> _WHAT TO DO_:
Repeat the listing exactly as given, omitting every image.

> _COLLECTED MATERIAL_:

+--

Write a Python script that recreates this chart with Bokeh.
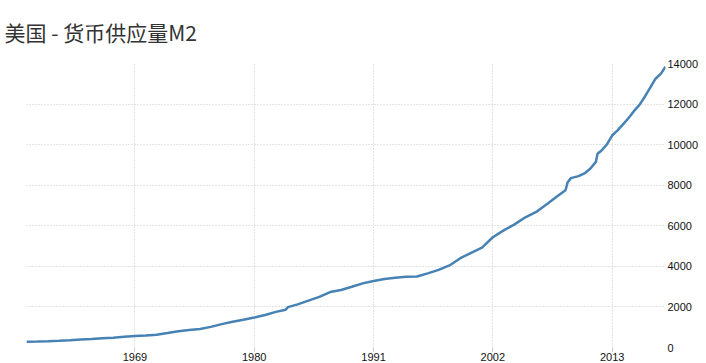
from bokeh.plotting import figure
from bokeh.models import Range1d, FixedTicker
from bokeh.embed import file_html
from bokeh.resources import INLINE

title_text = "美国 - 货币供应量M2"

years = [1959.0, 1960.0, 1961.0, 1962.0, 1963.0, 1964.0, 1965.0, 1966.0, 1967.0, 1968.0,
         1969.0, 1970.0, 1971.0, 1972.0, 1973.0, 1974.0, 1975.0, 1976.0, 1977.0, 1978.0,
         1979.0, 1980.0, 1981.0, 1982.0, 1982.9, 1983.1, 1984.0, 1985.0, 1986.0, 1987.0,
         1988.0, 1989.0, 1990.0, 1991.0, 1992.0, 1993.0, 1994.0, 1995.0, 1996.0, 1997.0,
         1998.0, 1999.0, 2000.0, 2001.0, 2002.0, 2003.0, 2004.0, 2005.0, 2006.0, 2007.0,
         2008.0, 2008.7, 2008.9, 2009.2, 2009.9, 2010.5, 2011.0, 2011.5, 2011.65, 2012.0,
         2012.5, 2013.0, 2013.5, 2014.0, 2014.5, 2015.0, 2015.5, 2016.0, 2016.5, 2017.0,
         2017.5, 2017.92]
m2 = [287, 298, 312, 335, 362, 393, 424, 459, 480, 525,
      567, 588, 628, 712, 805, 862, 908, 1017, 1153, 1271,
      1366, 1474, 1600, 1757, 1860, 1990, 2124, 2310, 2497, 2734,
      2832, 2996, 3161, 3279, 3380, 3434, 3486, 3503, 3656, 3826,
      4046, 4403, 4667, 4926, 5435, 5776, 6071, 6420, 6680, 7074,
      7480, 7750, 8150, 8350, 8450, 8600, 8820, 9150, 9550, 9700,
      10000, 10450, 10700, 11000, 11300, 11650, 11950, 12350, 12800, 13250,
      13500, 13840]

x_ticks = [1969, 1980, 1991, 2002, 2013]
y_ticks = [0, 2000, 4000, 6000, 8000, 10000, 12000, 14000]

p = figure(width=706, height=363, output_backend="svg", toolbar_location=None,
           y_axis_location="right",
           x_range=Range1d(1959.0, 2017.92), y_range=Range1d(0, 14000),
           title=title_text,
           min_border_left=26, min_border_right=41, min_border_bottom=16, min_border_top=63)

p.title.text_font = "Noto Sans CJK SC"
p.title.text_font_size = "21px"
p.title.text_font_style = "normal"
p.title.text_color = "#333333"
p.title.vertical_align = "top"
p.title.standoff = 30
p.title.offset = -22

p.outline_line_color = None
p.background_fill_color = "white"
p.border_fill_color = "white"

for ax in (p.xaxis[0], p.yaxis[0]):
    ax.axis_line_color = None
    ax.minor_tick_line_color = None
    ax.major_label_text_font = "Liberation Sans"
    ax.major_label_text_font_size = "11px"
    ax.major_label_text_color = "#111111"

p.xaxis.ticker = FixedTicker(ticks=x_ticks)
p.yaxis.ticker = FixedTicker(ticks=y_ticks)
p.xaxis.major_tick_in = 0
p.xaxis.major_tick_out = 4
p.xaxis.major_tick_line_color = "#cccccc"
p.xaxis.major_label_standoff = 1
p.yaxis.major_tick_line_color = None
p.yaxis.major_tick_in = 0
p.yaxis.major_tick_out = 0
p.yaxis.major_label_standoff = 2

p.xgrid.ticker = FixedTicker(ticks=x_ticks)
p.ygrid.ticker = FixedTicker(ticks=y_ticks)
for g in (p.xgrid[0], p.ygrid[0]):
    g.grid_line_color = "#c8c8c8"
    g.grid_line_dash = "1 2"
    g.grid_line_width = 1

p.line(years, m2, line_color="#4682b4", line_width=2.5)

open("out.html", "w").write(file_html(p, INLINE))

+--

> _IN RESPONSE_:
Write a Python script that recreates this chart with Bokeh.
from bokeh.plotting import figure
from bokeh.models import Range1d, FixedTicker
from bokeh.embed import file_html
from bokeh.resources import INLINE

title_text = "美国 - 货币供应量M2"

years = [1959.0, 1960.0, 1961.0, 1962.0, 1963.0, 1964.0, 1965.0, 1966.0, 1967.0, 1968.0,
         1969.0, 1970.0, 1971.0, 1972.0, 1973.0, 1974.0, 1975.0, 1976.0, 1977.0, 1978.0,
         1979.0, 1980.0, 1981.0, 1982.0, 1982.9, 1983.1, 1984.0, 1985.0, 1986.0, 1987.0,
         1988.0, 1989.0, 1990.0, 1991.0, 1992.0, 1993.0, 1994.0, 1995.0, 1996.0, 1997.0,
         1998.0, 1999.0, 2000.0, 2001.0, 2002.0, 2003.0, 2004.0, 2005.0, 2006.0, 2007.0,
         2008.0, 2008.7, 2008.9, 2009.2, 2009.9, 2010.5, 2011.0, 2011.5, 2011.65, 2012.0,
         2012.5, 2013.0, 2013.5, 2014.0, 2014.5, 2015.0, 2015.5, 2016.0, 2016.5, 2017.0,
         2017.5, 2017.92]
m2 = [287, 298, 312, 335, 362, 393, 424, 459, 480, 525,
      567, 588, 628, 712, 805, 862, 908, 1017, 1153, 1271,
      1366, 1474, 1600, 1757, 1860, 1990, 2124, 2310, 2497, 2734,
      2832, 2996, 3161, 3279, 3380, 3434, 3486, 3503, 3656, 3826,
      4046, 4403, 4667, 4926, 5435, 5776, 6071, 6420, 6680, 7074,
      7480, 7750, 8150, 8350, 8450, 8600, 8820, 9150, 9550, 9700,
      10000, 10450, 10700, 11000, 11300, 11650, 11950, 12350, 12800, 13250,
      13500, 13840]

x_ticks = [1969, 1980, 1991, 2002, 2013]
y_ticks = [0, 2000, 4000, 6000, 8000, 10000, 12000, 14000]

p = figure(width=706, height=363, output_backend="svg", toolbar_location=None,
           y_axis_location="right",
           x_range=Range1d(1959.0, 2017.92), y_range=Range1d(0, 14000),
           title=title_text,
           min_border_left=26, min_border_right=41, min_border_bottom=16, min_border_top=63)

p.title.text_font = "Noto Sans CJK SC"
p.title.text_font_size = "21px"
p.title.text_font_style = "normal"
p.title.text_color = "#333333"
p.title.vertical_align = "top"
p.title.standoff = 30
p.title.offset = -22

p.outline_line_color = None
p.background_fill_color = "white"
p.border_fill_color = "white"

for ax in (p.xaxis[0], p.yaxis[0]):
    ax.axis_line_color = None
    ax.minor_tick_line_color = None
    ax.major_label_text_font = "Liberation Sans"
    ax.major_label_text_font_size = "11px"
    ax.major_label_text_color = "#111111"

p.xaxis.ticker = FixedTicker(ticks=x_ticks)
p.yaxis.ticker = FixedTicker(ticks=y_ticks)
p.xaxis.major_tick_in = 0
p.xaxis.major_tick_out = 4
p.xaxis.major_tick_line_color = "#cccccc"
p.xaxis.major_label_standoff = 1
p.yaxis.major_tick_line_color = None
p.yaxis.major_tick_in = 0
p.yaxis.major_tick_out = 0
p.yaxis.major_label_standoff = 2

p.xgrid.ticker = FixedTicker(ticks=x_ticks)
p.ygrid.ticker = FixedTicker(ticks=y_ticks)
for g in (p.xgrid[0], p.ygrid[0]):
    g.grid_line_color = "#c8c8c8"
    g.grid_line_dash = "1 2"
    g.grid_line_width = 1

p.line(years, m2, line_color="#4682b4", line_width=2.5)

open("out.html", "w").write(file_html(p, INLINE))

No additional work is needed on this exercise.